Is there a new letter in the British alphabet James?
H?gh?? How do you pronounce that?
So what you are suggesting here James is that we should sign players before they have proven themselves and help them develop to their next level. In other words, we should target projects?
With regards to Kjetil Knutsen, he has turned down bigger clubs than Celtic to stay at Bodo. I don’t think there was ever any likelihood of him joining Celtic – maybe we could have secured him in 2016 when he was sacked by Asane where he averaged 1.2 points per game…His star has risen every year since and he has shown impressive loyalty to Bodo, turning down numerous offers.
The board are arseholes
Bodo are pretty good in Europe but they’re never gonna win The European Cup…

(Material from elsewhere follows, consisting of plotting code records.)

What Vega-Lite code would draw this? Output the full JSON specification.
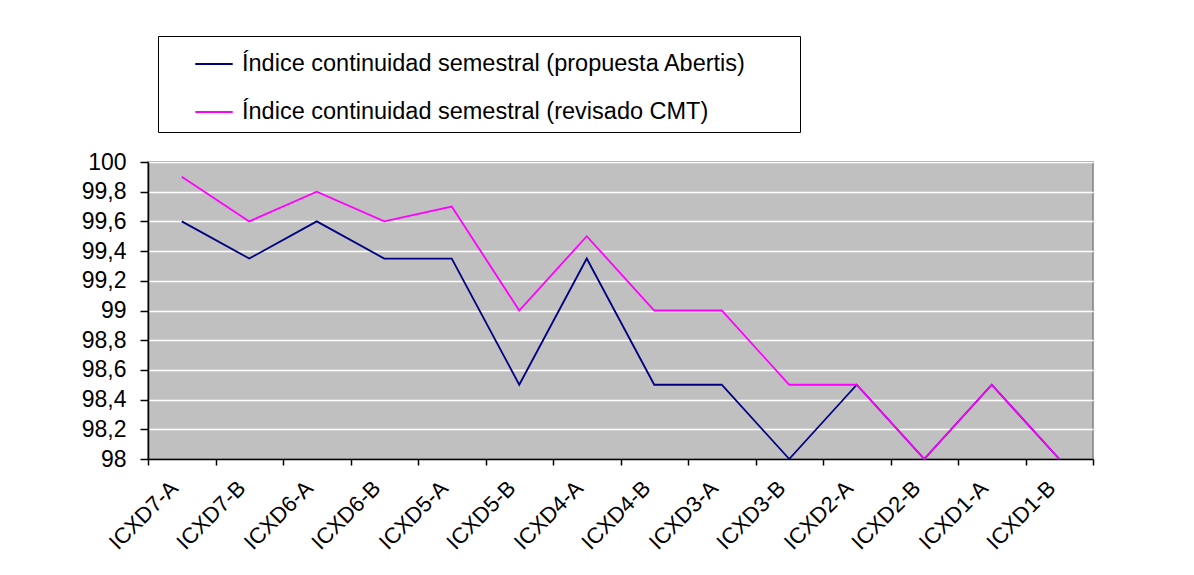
{
  "$schema": "https://vega.github.io/schema/vega-lite/v6.json",
  "autosize": {"type": "none"},
  "width": 945,
  "height": 297,
  "padding": {"left": 148, "top": 162, "right": 101, "bottom": 116},
  "background": "white",
  "config": {
    "font": "Liberation Sans",
    "view": {"fill": "#C0C0C0", "stroke": "#808080", "strokeWidth": 1.5}
  },
  "data": {
    "values": [
      {"cat": "ICXD7-A", "serie": "Índice continuidad semestral (propuesta Abertis)", "valor": 99.6},
      {"cat": "ICXD7-B", "serie": "Índice continuidad semestral (propuesta Abertis)", "valor": 99.35},
      {"cat": "ICXD6-A", "serie": "Índice continuidad semestral (propuesta Abertis)", "valor": 99.6},
      {"cat": "ICXD6-B", "serie": "Índice continuidad semestral (propuesta Abertis)", "valor": 99.35},
      {"cat": "ICXD5-A", "serie": "Índice continuidad semestral (propuesta Abertis)", "valor": 99.35},
      {"cat": "ICXD5-B", "serie": "Índice continuidad semestral (propuesta Abertis)", "valor": 98.5},
      {"cat": "ICXD4-A", "serie": "Índice continuidad semestral (propuesta Abertis)", "valor": 99.35},
      {"cat": "ICXD4-B", "serie": "Índice continuidad semestral (propuesta Abertis)", "valor": 98.5},
      {"cat": "ICXD3-A", "serie": "Índice continuidad semestral (propuesta Abertis)", "valor": 98.5},
      {"cat": "ICXD3-B", "serie": "Índice continuidad semestral (propuesta Abertis)", "valor": 98.0},
      {"cat": "ICXD2-A", "serie": "Índice continuidad semestral (propuesta Abertis)", "valor": 98.5},
      {"cat": "ICXD2-B", "serie": "Índice continuidad semestral (propuesta Abertis)", "valor": 98.0},
      {"cat": "ICXD1-A", "serie": "Índice continuidad semestral (propuesta Abertis)", "valor": 98.5},
      {"cat": "ICXD1-B", "serie": "Índice continuidad semestral (propuesta Abertis)", "valor": 98.0},
      {"cat": "ICXD7-A", "serie": "Índice continuidad semestral (revisado CMT)", "valor": 99.9},
      {"cat": "ICXD7-B", "serie": "Índice continuidad semestral (revisado CMT)", "valor": 99.6},
      {"cat": "ICXD6-A", "serie": "Índice continuidad semestral (revisado CMT)", "valor": 99.8},
      {"cat": "ICXD6-B", "serie": "Índice continuidad semestral (revisado CMT)", "valor": 99.6},
      {"cat": "ICXD5-A", "serie": "Índice continuidad semestral (revisado CMT)", "valor": 99.7},
      {"cat": "ICXD5-B", "serie": "Índice continuidad semestral (revisado CMT)", "valor": 99.0},
      {"cat": "ICXD4-A", "serie": "Índice continuidad semestral (revisado CMT)", "valor": 99.5},
      {"cat": "ICXD4-B", "serie": "Índice continuidad semestral (revisado CMT)", "valor": 99.0},
      {"cat": "ICXD3-A", "serie": "Índice continuidad semestral (revisado CMT)", "valor": 99.0},
      {"cat": "ICXD3-B", "serie": "Índice continuidad semestral (revisado CMT)", "valor": 98.5},
      {"cat": "ICXD2-A", "serie": "Índice continuidad semestral (revisado CMT)", "valor": 98.5},
      {"cat": "ICXD2-B", "serie": "Índice continuidad semestral (revisado CMT)", "valor": 98.0},
      {"cat": "ICXD1-A", "serie": "Índice continuidad semestral (revisado CMT)", "valor": 98.5},
      {"cat": "ICXD1-B", "serie": "Índice continuidad semestral (revisado CMT)", "valor": 98.0}
    ]
  },
  "mark": {"type": "line", "strokeWidth": 1.8},
  "encoding": {
    "x": {
      "field": "cat",
      "type": "nominal",
      "sort": null,
      "scale": {"type": "band", "paddingInner": 0, "paddingOuter": 0},
      "axis": {
        "title": null,
        "labelAngle": -45,
        "labelFontSize": 22,
        "labelColor": "black",
        "labelPadding": 12,
        "labelOffset": -15,
        "domainColor": "black",
        "domainWidth": 1.5,
        "tickColor": "black",
        "tickWidth": 1.5,
        "tickSize": 6,
        "tickBand": "extent",
        "grid": false
      }
    },
    "y": {
      "field": "valor",
      "type": "quantitative",
      "scale": {"domain": [98, 100], "nice": false, "zero": false},
      "axis": {
        "title": null,
        "values": [98, 98.2, 98.4, 98.6, 98.8, 99, 99.2, 99.4, 99.6, 99.8, 100],
        "labelExpr": "replace(format(datum.value, '~g'), '.', ',')",
        "labelFontSize": 23,
        "labelColor": "black",
        "labelPadding": 14,
        "domainColor": "black",
        "domainWidth": 1.5,
        "tickColor": "black",
        "tickWidth": 1.5,
        "tickSize": 8,
        "grid": true,
        "gridColor": "white",
        "gridWidth": 1.5,
        "gridOpacity": 1
      }
    },
    "color": {
      "field": "serie",
      "type": "nominal",
      "scale": {
        "domain": ["Índice continuidad semestral (propuesta Abertis)", "Índice continuidad semestral (revisado CMT)"],
        "range": ["#000080", "#FF00FF"]
      },
      "legend": {
        "title": null,
        "orient": "none",
        "legendX": 10,
        "legendY": -126,
        "direction": "vertical",
        "strokeColor": "black",
        "fillColor": "white",
        "padding": 8,
        "symbolType": "stroke",
        "symbolSize": 1400,
        "symbolStrokeWidth": 1.8,
        "symbolOffset": 28,
        "labelOffset": 8,
        "labelFontSize": 23.5,
        "labelColor": "black",
        "labelLimit": 0,
        "rowPadding": 16,
        "labelExpr": "datum.label + '\u00a0\u00a0\u00a0\u00a0\u00a0\u00a0\u00a0\u200b'"
      }
    }
  }
}
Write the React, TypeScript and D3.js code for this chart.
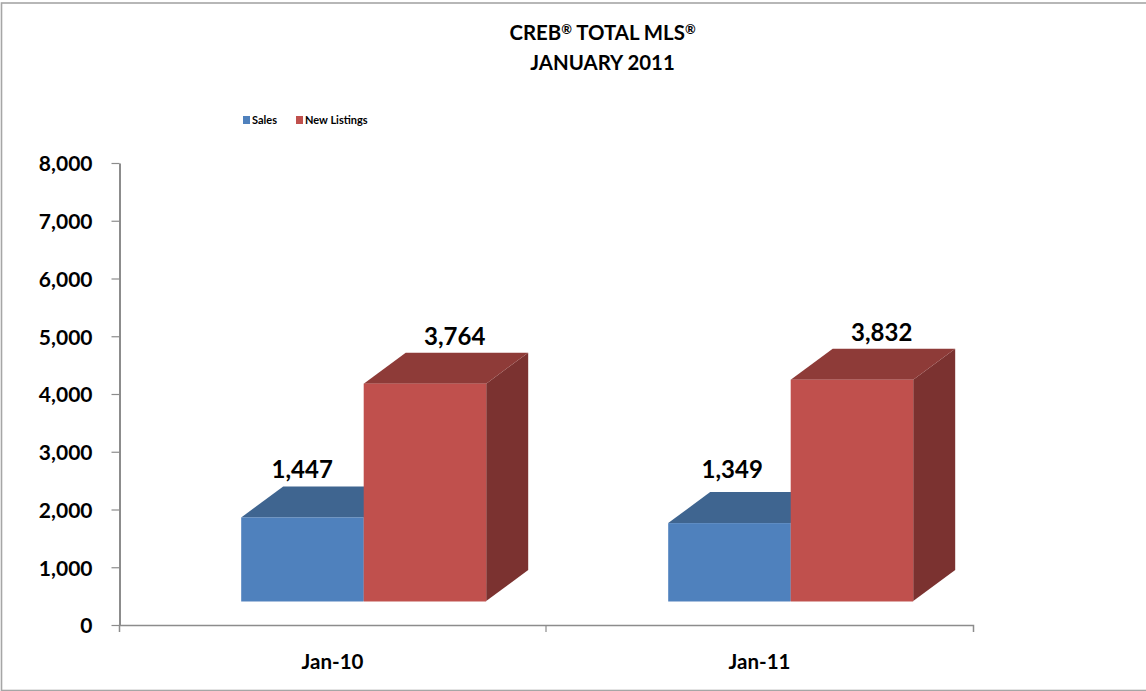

Not today’s bent competition anyway !
Another article with the ‘Sky Sports’ video promotion obscuring 2 – 3 lines of text.
“And yet, we hesitated.”
But did we? Were we even truly interested? Where’s the evidence this was more than just media speculation by one hack spinning the usual load of shite just to make Celtic look bad when they do the “follow-up” piece saying how we failed to make ANOTHER signing?
We all know that our ‘Board’ are that shite they’re not capable of pursuing anything other than that which benefits them, not the football operations. Just look at the recent creation of a new “business” post ahead of any football posts. The guy from Heineken who is apparently coming to work for Celtic. If that doesn’t show where their priorities sit then nothing will.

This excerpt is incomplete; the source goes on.